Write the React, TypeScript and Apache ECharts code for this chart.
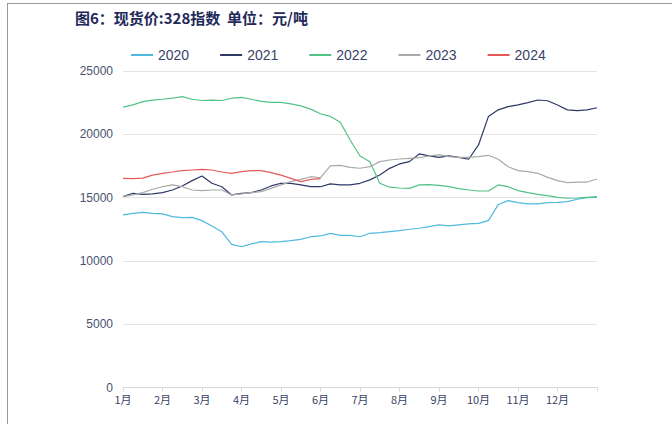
import React, { useEffect, useRef } from "react";
import * as echarts from "echarts";

// x positions: months as fractions, quarter-month steps from 1月 (1.0) to year end (13.0)
const monthLabels = ["1月", "2月", "3月", "4月", "5月", "6月", "7月", "8月", "9月", "10月", "11月", "12月"];
const seriesNames = ["2020", "2021", "2022", "2023", "2024"];

const v2020 = [
  13630, 13760, 13840, 13760, 13710, 13500, 13420, 13440, 13180, 12760, 12310, 11310,
  11120, 11340, 11520, 11490, 11520, 11600, 11700, 11910, 11970, 12180, 12020, 12020,
  11910, 12180, 12230, 12310, 12390, 12500, 12580, 12710, 12840, 12760, 12840, 12920,
  12970, 13180, 14450, 14760, 14600, 14500, 14500, 14600, 14630, 14680, 14870, 15000, 15080,
];
const v2021 = [
  15080, 15340, 15260, 15290, 15390, 15600, 15920, 16340, 16710, 16130, 15860, 15210,
  15340, 15390, 15600, 15920, 16130, 16130, 16000, 15860, 15860, 16080, 16000, 16000,
  16130, 16400, 16780, 17310, 17660, 17840, 18450, 18290, 18180, 18290, 18180, 18030,
  19160, 21400, 21930, 22190, 22320, 22500, 22710, 22650, 22320, 21930, 21870, 21930, 22100,
];
const v2022 = [
  22150, 22320, 22580, 22700, 22770, 22850, 22970, 22770, 22670, 22700, 22670, 22850,
  22920, 22770, 22600, 22520, 22520, 22410, 22250, 21990, 21620, 21410, 20950, 19550,
  18290, 17840, 16130, 15820, 15760, 15730, 16000, 16020, 15970, 15860, 15710, 15600,
  15520, 15520, 16000, 15860, 15550, 15390, 15260, 15150, 15020, 14950, 14970, 15020, 15020,
];
const v2023 = [
  15080, 15210, 15390, 15660, 15860, 16000, 15860, 15600, 15550, 15600, 15600, 15210,
  15290, 15390, 15470, 15730, 16000, 16260, 16440, 16650, 16570, 17500, 17550, 17390,
  17320, 17440, 17840, 17970, 18050, 18100, 18150, 18290, 18370, 18240, 18180, 18180,
  18240, 18340, 18030, 17440, 17130, 17050, 16920, 16600, 16340, 16180, 16230, 16230, 16470,
];
const v2024 = [
  16520, 16500, 16540, 16780, 16920, 17020, 17130, 17180, 17230, 17180, 17020, 16920,
  17050, 17130, 17130, 16970, 16780, 16520, 16260, 16440, 16500,
];

const yTicks = [0, 5000, 10000, 15000, 20000, 25000];
const colors = ["#4fbadf", "#2e3a66", "#52c285", "#a9a9a9", "#e45a5a"];

function toPairs(vals: number[]) {
  return vals.map((v, i) => [1 + i * 0.25, v]);
}

export default function App() {
  const ref = useRef<HTMLDivElement>(null);
  useEffect(() => {
    if (!ref.current) return;
    const chart = echarts.init(ref.current, null, { renderer: "svg" });
    const all = [v2020, v2021, v2022, v2023, v2024];
    chart.setOption({
      animation: false,
      backgroundColor: "#ffffff",
      title: {
        text: "图6：现货价:328指数  单位：元/吨",
        left: 70,
        top: 5,
        textStyle: {
          fontSize: 15,
          fontWeight: "bold",
          color: "#1f2a5a",
          fontFamily: "Noto Sans CJK SC",
        },
      },
      legend: {
        top: 43,
        left: 126,
        itemGap: 31,
        itemWidth: 22,
        itemHeight: 2,
        icon: "rect",
        textStyle: { fontSize: 14, color: "#3a4468", fontFamily: "Liberation Sans" },
        data: seriesNames,
      },
      grid: { left: 123, right: 75, top: 71, bottom: 36.5, containLabel: false },
      xAxis: {
        type: "value",
        min: 1,
        max: 13,
        interval: 1,
        axisLine: { show: true, lineStyle: { color: "#d9d9d9" } },
        axisTick: { show: true, length: 4, lineStyle: { color: "#d9d9d9" } },
        splitLine: { show: false },
        axisLabel: {
          fontSize: 11,
          color: "#3a4468",
          margin: 6,
          fontFamily: "Noto Sans CJK SC",
          formatter: (v: number) => (v >= 1 && v <= 12 ? monthLabels[Math.round(v) - 1] : ""),
        },
      },
      yAxis: {
        type: "value",
        min: yTicks[0],
        max: yTicks[yTicks.length - 1],
        interval: 5000,
        axisLine: { show: false },
        axisTick: { show: false },
        splitLine: { lineStyle: { color: "#e3e3e3", width: 1 } },
        axisLabel: {
          fontSize: 12,
          color: "#4a5270",
          margin: 10,
          fontFamily: "Liberation Sans",
          formatter: (v: number) => String(v),
        },
      },
      series: seriesNames.map((name, i) => ({
        name,
        type: "line",
        data: toPairs(all[i]),
        showSymbol: false,
        symbol: "none",
        smooth: false,
        lineStyle: { width: 1.2, color: colors[i] },
        itemStyle: { color: colors[i] },
      })),
    });
    return () => chart.dispose();
  }, []);
  return (
    <div
      style={{
        position: "fixed",
        left: 0,
        top: 0,
        width: 672,
        height: 424,
        background: "#fff",
      }}
    >
      <div ref={ref} style={{ position: "absolute", left: 0, top: 0, width: 672, height: 424 }} />
      <div
        style={{
          position: "absolute",
          left: 7,
          top: 3,
          width: 665,
          height: 421,
          borderTop: "1px solid #999",
          borderLeft: "1px solid #999",
          boxSizing: "border-box",
          pointerEvents: "none",
        }}
      />
    </div>
  );
}
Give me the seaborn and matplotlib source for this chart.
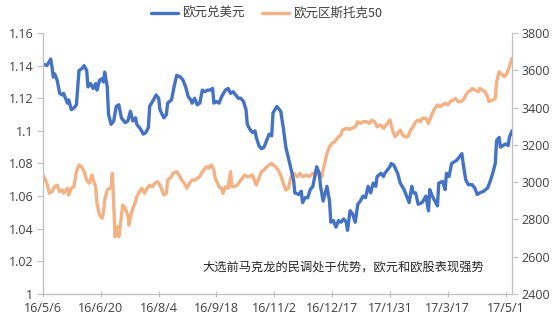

........

* Exercise aim
Search the entries for the word "React" and gather every line where it appears.

* Task output
Write the React, TypeScript and Apache ECharts code for this chart.
import React, { useEffect, useRef } from "react";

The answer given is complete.